◆ **Given information**:

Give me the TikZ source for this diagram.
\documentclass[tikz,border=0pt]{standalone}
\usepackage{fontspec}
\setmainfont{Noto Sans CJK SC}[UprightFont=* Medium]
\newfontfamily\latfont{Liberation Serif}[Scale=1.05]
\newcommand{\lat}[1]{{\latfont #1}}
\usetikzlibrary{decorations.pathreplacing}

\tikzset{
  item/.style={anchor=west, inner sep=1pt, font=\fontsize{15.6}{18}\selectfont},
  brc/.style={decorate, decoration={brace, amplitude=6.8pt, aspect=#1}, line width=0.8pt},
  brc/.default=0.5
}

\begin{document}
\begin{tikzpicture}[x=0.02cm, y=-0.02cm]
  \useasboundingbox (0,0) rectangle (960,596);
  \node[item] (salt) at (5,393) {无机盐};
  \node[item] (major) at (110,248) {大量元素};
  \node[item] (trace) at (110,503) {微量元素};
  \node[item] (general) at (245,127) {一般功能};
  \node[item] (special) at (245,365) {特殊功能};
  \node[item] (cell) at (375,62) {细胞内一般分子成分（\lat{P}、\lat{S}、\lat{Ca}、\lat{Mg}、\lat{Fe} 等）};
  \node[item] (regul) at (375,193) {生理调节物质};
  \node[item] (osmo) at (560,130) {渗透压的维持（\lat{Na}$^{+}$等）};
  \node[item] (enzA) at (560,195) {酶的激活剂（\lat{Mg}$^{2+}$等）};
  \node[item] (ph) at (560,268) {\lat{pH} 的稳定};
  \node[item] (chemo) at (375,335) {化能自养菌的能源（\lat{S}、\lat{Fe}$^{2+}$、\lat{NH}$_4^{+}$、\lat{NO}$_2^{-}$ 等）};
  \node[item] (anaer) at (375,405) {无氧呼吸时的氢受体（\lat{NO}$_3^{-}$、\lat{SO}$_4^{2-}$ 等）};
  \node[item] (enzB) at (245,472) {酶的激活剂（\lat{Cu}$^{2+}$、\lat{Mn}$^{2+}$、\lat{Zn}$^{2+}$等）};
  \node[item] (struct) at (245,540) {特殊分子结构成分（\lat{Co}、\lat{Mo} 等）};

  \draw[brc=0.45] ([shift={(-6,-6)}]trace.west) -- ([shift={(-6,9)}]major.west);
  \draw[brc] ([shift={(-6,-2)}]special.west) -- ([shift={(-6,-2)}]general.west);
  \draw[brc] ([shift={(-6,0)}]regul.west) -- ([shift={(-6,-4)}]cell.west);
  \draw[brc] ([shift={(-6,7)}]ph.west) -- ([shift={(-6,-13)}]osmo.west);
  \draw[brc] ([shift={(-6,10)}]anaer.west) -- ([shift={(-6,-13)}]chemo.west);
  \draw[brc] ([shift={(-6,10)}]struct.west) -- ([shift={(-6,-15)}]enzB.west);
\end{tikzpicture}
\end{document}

◆ **The exercise**: Repeat the data in its entirety, character for character.

◆ **Answer to the problem**:
Give me the TikZ source for this diagram.
\documentclass[tikz,border=0pt]{standalone}
\usepackage{fontspec}
\setmainfont{Noto Sans CJK SC}[UprightFont=* Medium]
\newfontfamily\latfont{Liberation Serif}[Scale=1.05]
\newcommand{\lat}[1]{{\latfont #1}}
\usetikzlibrary{decorations.pathreplacing}

\tikzset{
  item/.style={anchor=west, inner sep=1pt, font=\fontsize{15.6}{18}\selectfont},
  brc/.style={decorate, decoration={brace, amplitude=6.8pt, aspect=#1}, line width=0.8pt},
  brc/.default=0.5
}

\begin{document}
\begin{tikzpicture}[x=0.02cm, y=-0.02cm]
  \useasboundingbox (0,0) rectangle (960,596);
  \node[item] (salt) at (5,393) {无机盐};
  \node[item] (major) at (110,248) {大量元素};
  \node[item] (trace) at (110,503) {微量元素};
  \node[item] (general) at (245,127) {一般功能};
  \node[item] (special) at (245,365) {特殊功能};
  \node[item] (cell) at (375,62) {细胞内一般分子成分（\lat{P}、\lat{S}、\lat{Ca}、\lat{Mg}、\lat{Fe} 等）};
  \node[item] (regul) at (375,193) {生理调节物质};
  \node[item] (osmo) at (560,130) {渗透压的维持（\lat{Na}$^{+}$等）};
  \node[item] (enzA) at (560,195) {酶的激活剂（\lat{Mg}$^{2+}$等）};
  \node[item] (ph) at (560,268) {\lat{pH} 的稳定};
  \node[item] (chemo) at (375,335) {化能自养菌的能源（\lat{S}、\lat{Fe}$^{2+}$、\lat{NH}$_4^{+}$、\lat{NO}$_2^{-}$ 等）};
  \node[item] (anaer) at (375,405) {无氧呼吸时的氢受体（\lat{NO}$_3^{-}$、\lat{SO}$_4^{2-}$ 等）};
  \node[item] (enzB) at (245,472) {酶的激活剂（\lat{Cu}$^{2+}$、\lat{Mn}$^{2+}$、\lat{Zn}$^{2+}$等）};
  \node[item] (struct) at (245,540) {特殊分子结构成分（\lat{Co}、\lat{Mo} 等）};

  \draw[brc=0.45] ([shift={(-6,-6)}]trace.west) -- ([shift={(-6,9)}]major.west);
  \draw[brc] ([shift={(-6,-2)}]special.west) -- ([shift={(-6,-2)}]general.west);
  \draw[brc] ([shift={(-6,0)}]regul.west) -- ([shift={(-6,-4)}]cell.west);
  \draw[brc] ([shift={(-6,7)}]ph.west) -- ([shift={(-6,-13)}]osmo.west);
  \draw[brc] ([shift={(-6,10)}]anaer.west) -- ([shift={(-6,-13)}]chemo.west);
  \draw[brc] ([shift={(-6,10)}]struct.west) -- ([shift={(-6,-15)}]enzB.west);
\end{tikzpicture}
\end{document}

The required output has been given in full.